Cruzamos la distancia que nos separaba de la otra orilla a ritmo de caña de bambú (era nuestro remo) hasta otra zona, todavía más cerrada de selva, donde subiríamos a un mirador. En la cumbre se alzò ante nosotros esta sobrecogedora escena:


Era el lugar perfecto para hacer el grito de la selva. Pero para mi sorpresa, me había quedado muda. En el momento en el que tuve esa posibilidad, me sentí de repente desprovista de derechos.  Mi voz simplemente se negó a acometer lo que racionalmente deseaba. Cómo podía pretender jugar a “la reina de la selva” cuando sentía que desconocía todos sus secretos, que era ajena a aquella naturaleza, insignificante ante ese árbol que llevaba viviendo 400 años sin que nadie lo haya perturbado jamás? 



Permanecí en silencio contemplando, inspirando la grandeza de aquel momento, en el que la palabra “respeto” cobró todo su sentido. Como cuando nadamos en mar abierto o caminamos por un gran desierto, he aprendido a que en estado de alerta es como los sentidos aprehenden más, cómo desde la precaución se admira, cómo la inmensidad absorbe a uno y lo invita a quedarse, pero a no confiarse demasiado. Esa combinación de instinto de supervivencia, esa necesidad humana de aguzar el oído, de afilar el olfato, de buscar con la mirada, es simplemente, sensacional. De aprender nuestra fragilidad, de lo maravilloso que es a veces, sentirse vulnerable.




Rafael, desde lo alto, nos contó su historia: había comprado el terreno en el que estábamos para cortar los árboles maderables, ya estaban incluso marcados con números rojos. Ni el estado, ni ninguna empresa, ni asociación parecía importarles tal destrucción. Entonces, alguien llegó a ver su pedazo de selva, se admiró como tantos otros de su belleza y decidió comprar un árbol. Sin embargo, no quería su materia, sino su conservación. Pagó por mantener aquel árbol con vida. Y le siguieron 5 personas más que hicieron lo mismo. Así que nuestro guía pasó de verdugo a cuidador. Sus palabras suenan sinceras cuando habla evitar que suceda a su alrededor lo que estuvo a punto de ejecutar. Ahora lucha por la conservación de su territorio, en medio de la gran incomprensión que lo rodea.

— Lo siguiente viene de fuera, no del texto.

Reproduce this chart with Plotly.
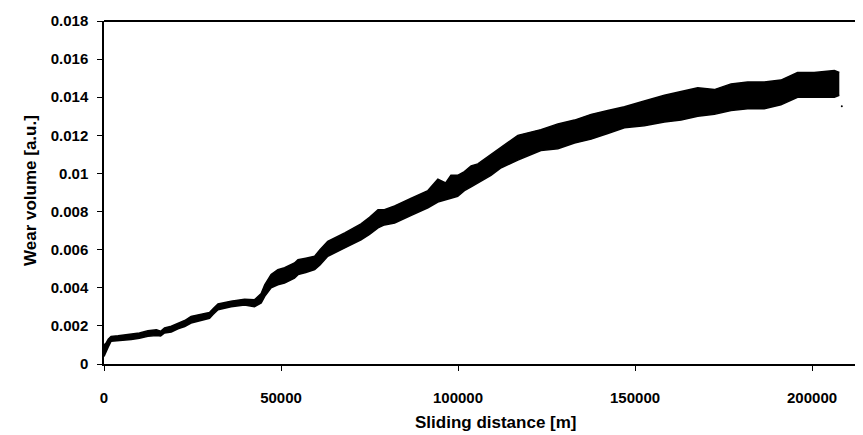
import plotly.graph_objects as go

# Sliding distance [m] and band envelope of wear volume [a.u.]
distance = [0, 600, 1200, 2000, 4000, 7700, 10000, 12400, 14800, 16000, 17100, 19000,
            20900, 22800, 24600, 26500, 28400, 29800, 30800, 32200, 35900, 39700,
            42500, 44400, 45400, 47200, 49100, 51000, 53800, 54800, 57000, 59500,
            61000, 63200, 68000, 72600, 75000, 77400, 79200, 82100, 86800, 91500,
            94300, 96500, 98000, 99900, 101800, 103700, 105600, 109300, 112200,
            116900, 123400, 128200, 132900, 137600, 142300, 147000, 152600, 158300,
            163000, 167700, 172400, 177100, 181800, 186500, 191200, 195900, 200600,
            206300, 207700]
wear_low = [0.0004, 0.0007, 0.0009, 0.0012, 0.00122, 0.00128, 0.00135, 0.00145, 0.0015,
            0.00147, 0.00163, 0.00168, 0.00185, 0.00197, 0.00215, 0.00225, 0.00233,
            0.0024, 0.0026, 0.00285, 0.0030, 0.0031, 0.0030, 0.0032, 0.00355, 0.0040,
            0.00416, 0.00425, 0.0045, 0.00469, 0.0048, 0.00495, 0.0052, 0.00565,
            0.00609, 0.00652, 0.0068, 0.00714, 0.0073, 0.0074, 0.0078, 0.0082, 0.0085,
            0.0086, 0.0087, 0.0088, 0.0091, 0.0093, 0.0095, 0.0099, 0.0103, 0.0107,
            0.0112, 0.0113, 0.0116, 0.0118, 0.0121, 0.0124, 0.0125, 0.0127, 0.0128,
            0.0130, 0.0131, 0.0133, 0.0134, 0.0134, 0.0136, 0.0140, 0.0140, 0.0140,
            0.0141]
wear_high = [0.0010, 0.0011, 0.0013, 0.00145, 0.00148, 0.00157, 0.00163, 0.00175, 0.0018,
             0.00172, 0.00189, 0.00198, 0.00215, 0.00228, 0.0025, 0.00256, 0.00262,
             0.0027, 0.0029, 0.00315, 0.0033, 0.0034, 0.00337, 0.0037, 0.00416, 0.0047,
             0.00495, 0.00505, 0.0053, 0.00547, 0.00555, 0.00565, 0.0060, 0.00644,
             0.00688, 0.00735, 0.0077, 0.0081, 0.0081, 0.0083, 0.0087, 0.0091, 0.0097,
             0.0095, 0.0099, 0.0099, 0.0101, 0.0104, 0.0105, 0.0110, 0.0114, 0.0120,
             0.0123, 0.0126, 0.0128, 0.0131, 0.0133, 0.0135, 0.0138, 0.0141, 0.0143,
             0.0145, 0.0144, 0.0147, 0.0148, 0.0148, 0.0149, 0.0153, 0.0153, 0.0154,
             0.0153]
stray_x = [208400]
stray_y = [0.01353]

x_ticks = [0, 50000, 100000, 150000, 200000]
x_labels = ["0", "50000", "100000", "150000", "200000"]
y_ticks = [0, 0.002, 0.004, 0.006, 0.008, 0.01, 0.012, 0.014, 0.016, 0.018]
y_labels = ["0", "0.002", "0.004", "0.006", "0.008", "0.01", "0.012", "0.014", "0.016", "0.018"]

FONT = "Liberation Sans, Arial, sans-serif"

fig = go.Figure()
fig.add_trace(go.Scatter(x=distance, y=wear_low, mode="lines",
                         line=dict(color="black", width=1.5), showlegend=False,
                         hoverinfo="skip"))
fig.add_trace(go.Scatter(x=distance, y=wear_high, mode="lines",
                         line=dict(color="black", width=1.5), fill="tonexty",
                         fillcolor="black", showlegend=False))
fig.add_trace(go.Scatter(x=stray_x, y=stray_y, mode="markers",
                         marker=dict(color="black", size=2), showlegend=False))

fig.update_layout(
    width=863, height=435,
    margin=dict(l=96, r=0, t=13, b=79),
    paper_bgcolor="white", plot_bgcolor="white",
    font=dict(family=FONT, color="black"),
    xaxis=dict(range=[0, 216650], tickvals=x_ticks, ticktext=x_labels,
               ticks="outside", ticklen=5, tickcolor="black", tickwidth=1,
               showline=True, linecolor="black", linewidth=1.5,
               showgrid=False, zeroline=False, ticklabelstandoff=14,
               tickfont=dict(family=FONT, size=15, weight="bold", color="black")),
    yaxis=dict(range=[0, 0.018], tickvals=y_ticks, ticktext=y_labels,
               ticks="outside", ticklen=5, tickcolor="black", tickwidth=1,
               showline=True, linecolor="black", linewidth=1.5,
               showgrid=False, zeroline=False, ticklabelstandoff=6,
               tickfont=dict(family=FONT, size=15, weight="bold", color="black")),
    shapes=[dict(type="line", xref="paper", yref="paper", x0=0, x1=1, y0=1, y1=1,
                 line=dict(color="black", width=2))],
    annotations=[
        dict(text="Sliding distance [m]", xref="paper", yref="paper",
             x=(488 - 96) / 767, y=(356 - 414) / 343, xanchor="center", yanchor="middle",
             showarrow=False, font=dict(family=FONT, size=17, weight="bold", color="black")),
        dict(text="Wear volume [a.u.]", xref="paper", yref="paper",
             x=(22 - 96) / 767, y=(356 - 183) / 343, xanchor="center", yanchor="middle",
             textangle=-90, showarrow=False,
             font=dict(family=FONT, size=17, weight="bold", color="black")),
    ],
)

fig.write_html("out.html")
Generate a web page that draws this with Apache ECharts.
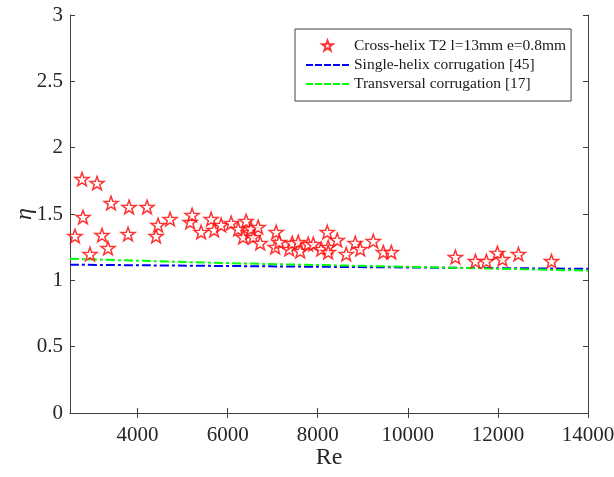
<!DOCTYPE html>
<html>
<head>
<meta charset="utf-8">
<script src="https://cdn.jsdelivr.net/npm/echarts@6/dist/echarts.min.js"></script>
<style>html,body{margin:0;padding:0;background:#fff}#c{width:614px;height:477px}</style>
</head>
<body>
<div id="c"></div>
<script>
var crossRe  = [2611,2767,2789,2944,3100,3211,3344,3411,3789,3811,4211,4411,4456,4722,5167,5211,5411,5633,5700,5856,6078,6233,6344,6411,6500,6520,6567,6678,6722,7056,7078,7144,7367,7433,7567,7611,7789,7900,8078,8211,8233,8233,8433,8633,8833,8944,9233,9456,9633,11056,11500,11744,11989,12100,12456,13189];
var crossEta = [1.334,1.763,1.477,1.198,1.733,1.341,1.243,1.583,1.349,1.553,1.553,1.334,1.417,1.462,1.439,1.492,1.364,1.462,1.379,1.417,1.432,1.387,1.326,1.447,1.364,1.39,1.326,1.402,1.281,1.251,1.364,1.289,1.236,1.281,1.289,1.221,1.274,1.274,1.236,1.364,1.251,1.213,1.304,1.198,1.281,1.236,1.296,1.213,1.213,1.176,1.145,1.145,1.206,1.16,1.198,1.145];
var lineRe     = [2500,6000,10000,14000];
var singleEta  = [1.118,1.108,1.097,1.087];
var transEta   = [1.163,1.130,1.102,1.073];
var xTicks = [4000,6000,8000,10000,12000,14000];
var seriesNames = ['Cross-helix T2 l=13mm e=0.8mm','Single-helix corrugation [45]','Transversal corrugation [17]'];

function pairs(a,b){return a.map(function(v,i){return [v,b[i]];});}
var star = 'path://M0,-10L2.35,-3.24L9.51,-3.09L3.8,1.24L5.88,8.09L0,4.2L-5.88,8.09L-3.8,1.24L-9.51,-3.09L-2.35,-3.24Z';
var starIcon = 'path://M0,0M43,14M21.5,1.5L22.8,5.3L26.7,5.3L23.6,7.7L24.7,11.5L21.5,9.2L18.3,11.5L19.4,7.7L16.3,5.3L20.2,5.3Z';
var dashIcon = 'path://M0,0M43,14M0,6h7v2h-7zM9,6h7v2h-7zM18,6h7v2h-7zM27,6h7v2h-7zM36,6h7v2h-7z';
var font = '"Liberation Serif","Times New Roman",serif';
var axisCol = '#404040';

var chart = echarts.init(document.getElementById('c'), null, {renderer:'canvas'});
chart.setOption({
  animation:false,
  textStyle:{fontFamily:font},
  grid:{left:70,right:26,top:15,bottom:64,containLabel:false,outerBoundsMode:'none'},
  legend:{
    orient:'vertical', left:295, top:29,
    padding:[9,5,9,10], itemGap:3, itemWidth:43, itemHeight:14,
    borderColor:'#404040', borderWidth:1, backgroundColor:'#fff',
    textStyle:{fontFamily:font,fontSize:15.5,color:'#1a1a1a'},
    data:[
      {name:seriesNames[0], icon:starIcon},
      {name:seriesNames[1], icon:dashIcon},
      {name:seriesNames[2], icon:dashIcon}
    ]
  },
  xAxis:[{
    type:'value', min:2500, max:14000,
    name:'Re', nameLocation:'middle', nameGap:33, nameMoveOverlap:false,
    nameTextStyle:{fontFamily:font,fontSize:24,color:'#262626'},
    axisLine:{show:true,lineStyle:{color:axisCol,width:1}},
    axisTick:{show:true,inside:true,length:5,customValues:xTicks,lineStyle:{color:axisCol}},
    axisLabel:{fontFamily:font,fontSize:21,color:'#262626',margin:12,customValues:xTicks,
      formatter:function(v){return String(v);}},
    splitLine:{show:false}
  },{
    type:'value', min:2500, max:14000, position:'top',
    axisLine:{show:true,lineStyle:{color:axisCol,width:1}},
    axisTick:{show:true,inside:true,length:5,customValues:xTicks,lineStyle:{color:axisCol}},
    axisLabel:{show:false}, splitLine:{show:false}
  }],
  yAxis:[{
    type:'value', min:0, max:3, interval:0.5,
    name:'η', nameLocation:'middle', nameGap:33, nameRotate:90, nameMoveOverlap:false,
    nameTextStyle:{fontFamily:font,fontSize:24,fontStyle:'italic',color:'#262626'},
    axisLine:{show:true,lineStyle:{color:axisCol,width:1}},
    axisTick:{show:true,inside:true,length:5,lineStyle:{color:axisCol}},
    axisLabel:{fontFamily:font,fontSize:21,color:'#262626',margin:7},
    splitLine:{show:false}
  },{
    type:'value', min:0, max:3, interval:0.5, position:'right',
    axisLine:{show:true,lineStyle:{color:axisCol,width:1}},
    axisTick:{show:true,inside:true,length:5,lineStyle:{color:axisCol}},
    axisLabel:{show:false}, splitLine:{show:false}
  }],
  series:[
    {
      name:seriesNames[0], type:'scatter', data:pairs(crossRe,crossEta),
      symbol:star, symbolSize:14, symbolKeepAspect:true,
      itemStyle:{color:'#fff',borderColor:'#ff0000',borderWidth:1.5},
      z:3
    },
    {
      name:seriesNames[1], type:'line', data:pairs(lineRe,singleEta),
      symbol:'none', smooth:true,
      lineStyle:{color:'#0000ff',width:2,type:[9,3,3,3]},
      itemStyle:{color:'#0000ff'}
    },
    {
      name:seriesNames[2], type:'line', data:pairs(lineRe,transEta),
      symbol:'none', smooth:true,
      lineStyle:{color:'#00ff00',width:2,type:[9,3,3,3]},
      itemStyle:{color:'#00ff00'}
    }
  ]
});
</script>
</body>
</html>
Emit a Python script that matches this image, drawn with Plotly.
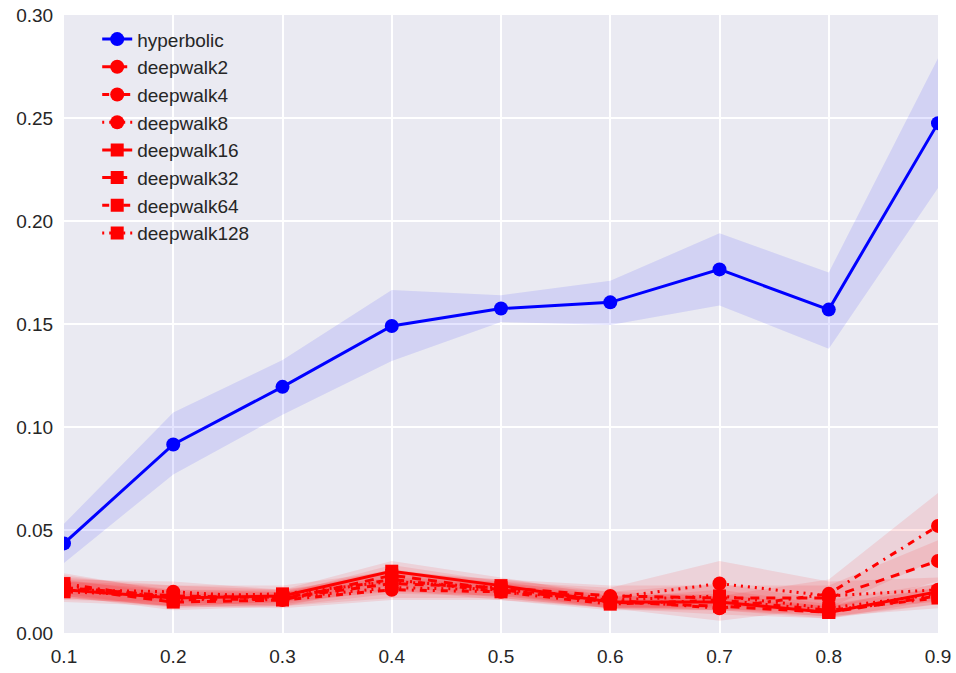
import plotly.graph_objects as go

x = [0.1, 0.2, 0.3, 0.4, 0.5, 0.6, 0.7, 0.8, 0.9]

hyperbolic = [0.0435, 0.0915, 0.1195, 0.149, 0.1575, 0.1605, 0.1765, 0.157, 0.2475]
hyperbolic_lo = [0.034, 0.077, 0.106, 0.132, 0.151, 0.1495, 0.159, 0.138, 0.216]
hyperbolic_hi = [0.053, 0.107, 0.1325, 0.1665, 0.164, 0.171, 0.194, 0.175, 0.279]

deepwalk2 = [0.022, 0.018, 0.017, 0.024, 0.022, 0.018, 0.017, 0.017, 0.035]
deepwalk4 = [0.023, 0.017, 0.016, 0.021, 0.020, 0.016, 0.012, 0.019, 0.052]
deepwalk8 = [0.021, 0.020, 0.017, 0.022, 0.021, 0.017, 0.024, 0.018, 0.021]
deepwalk16 = [0.021, 0.017, 0.018, 0.030, 0.023, 0.015, 0.015, 0.010, 0.020]
deepwalk32 = [0.022, 0.015, 0.016, 0.028, 0.021, 0.015, 0.013, 0.010, 0.018]
deepwalk64 = [0.024, 0.016, 0.017, 0.026, 0.020, 0.014, 0.016, 0.011, 0.017]
deepwalk128 = [0.020, 0.018, 0.019, 0.025, 0.022, 0.016, 0.018, 0.012, 0.019]

deepwalk_spread = {
    "deepwalk2": [0.005, 0.005, 0.004, 0.005, 0.004, 0.005, 0.006, 0.006, 0.010],
    "deepwalk4": [0.005, 0.004, 0.004, 0.005, 0.004, 0.004, 0.006, 0.007, 0.016],
    "deepwalk8": [0.005, 0.005, 0.004, 0.005, 0.004, 0.005, 0.011, 0.007, 0.006],
    "deepwalk16": [0.004, 0.004, 0.003, 0.005, 0.004, 0.003, 0.004, 0.003, 0.004],
    "deepwalk32": [0.004, 0.004, 0.003, 0.005, 0.004, 0.003, 0.004, 0.003, 0.004],
    "deepwalk64": [0.005, 0.004, 0.003, 0.005, 0.004, 0.003, 0.005, 0.003, 0.005],
    "deepwalk128": [0.005, 0.005, 0.004, 0.005, 0.004, 0.004, 0.006, 0.004, 0.005],
}

series = [
    ("deepwalk2", deepwalk2, "circle", "9px,7px"),
    ("deepwalk4", deepwalk4, "circle", "7px,6px,2px,6px"),
    ("deepwalk8", deepwalk8, "circle", "2px,5px"),
    ("deepwalk16", deepwalk16, "square", "solid"),
    ("deepwalk32", deepwalk32, "square", "9px,7px"),
    ("deepwalk64", deepwalk64, "square", "7px,6px,2px,6px"),
    ("deepwalk128", deepwalk128, "square", "2px,5px"),
]

fig = go.Figure()

# bands
fig.add_trace(go.Scatter(
    x=x + x[::-1], y=hyperbolic_hi + hyperbolic_lo[::-1], fill="toself",
    fillcolor="rgba(0,0,255,0.1)", line=dict(width=0), mode="lines",
    showlegend=False, hoverinfo="skip"))
for name, vals, sym, dash in series:
    sp = deepwalk_spread[name]
    hi = [v + s for v, s in zip(vals, sp)]
    lo = [v - s for v, s in zip(vals, sp)]
    fig.add_trace(go.Scatter(
        x=x + x[::-1], y=hi + lo[::-1], fill="toself",
        fillcolor="rgba(255,0,0,0.1)", line=dict(width=0), mode="lines",
        showlegend=False, hoverinfo="skip"))

fig.add_trace(go.Scatter(
    x=x, y=hyperbolic, name="hyperbolic", mode="lines+markers",
    line=dict(color="#0000ff", width=3),
    marker=dict(symbol="circle", size=14, color="#0000ff")))
for name, vals, sym, dash in series:
    fig.add_trace(go.Scatter(
        x=x, y=vals, name=name, mode="lines+markers",
        line=dict(color="#ff0000", width=3, dash=dash),
        marker=dict(symbol=sym, size=13 if sym == "square" else 14, color="#ff0000")))

font = dict(family="Liberation Sans, Arial, sans-serif", size=19, color="#262626")
fig.update_layout(
    width=956, height=673,
    margin=dict(l=64, r=18, t=15, b=40),
    paper_bgcolor="white", plot_bgcolor="#EAEAF2",
    font=font,
    legend=dict(x=0.038, y=0.9915, xanchor="left", yanchor="top",
                bgcolor="rgba(0,0,0,0)", font=font),
    showlegend=True,
)
fig.update_xaxes(range=[0.1, 0.9], tickvals=x, ticktext=["%.1f" % v for v in x],
                 showgrid=True, gridcolor="white", gridwidth=1.5, zeroline=False,
                 ticks="outside", ticklen=6, tickcolor="rgba(0,0,0,0)", showline=False,
                 automargin=False)
fig.update_yaxes(range=[0, 0.30], tickvals=[0, 0.05, 0.10, 0.15, 0.20, 0.25, 0.30],
                 ticktext=["0.00", "0.05", "0.10", "0.15", "0.20", "0.25", "0.30"],
                 showgrid=True, gridcolor="white", gridwidth=1.5, zeroline=False,
                 ticks="outside", ticklen=6, tickcolor="rgba(0,0,0,0)", showline=False,
                 automargin=False)

fig.write_html("out.html", config={"displayModeBar": False},
               post_script="document.body.style.margin='0';document.body.style.overflow='hidden';")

Lo toman por demente, ya que lleva una vida humilde pudiendo enriquecerse dedicándose a la ganadería, lo que supondría arrasar, claro está, su prolífico terreno. 
Admiro su labor y espero que sus reservas Nantar y Nunkui continúen siendo el orgullo de sus dueños, que todo aquel que lo desee pueda ir a respirar, a vivir, a descubrir su flora y su fauna, como las diminutas ranitas que no superan el medio centímetro, las mantis, insectos palo, pájaros, mariposas de todos los tipos y formas: rojas, verdes, azules, con dibujos, con bigote…bueno, yo de éstas no vi, pero como tenían de todo tipo alguna supongo que ha de haber.


Cuando llegamos de vuelta a la comunidad, la simpática mujer de Rafael nos tenía preparada una comida típica asada en una hoja gigante, con yuca, arroz, pollo, palmito, tomate y cebolla llamado “Ayampaco” y para rehidratarnos, una jarrita de agua de hierbaluisa. Perfecto para reponer fuerzas para nuestro camino de vuelta a Macas.


 Me fui sin el autógrafo de Tarzán ni de Chita… pero me traje los pulmones renovados, la vista empapada de colores y la sensación de haber vivido una aventura trepidante, con muchas moralejas,  pero sobre todo REAL.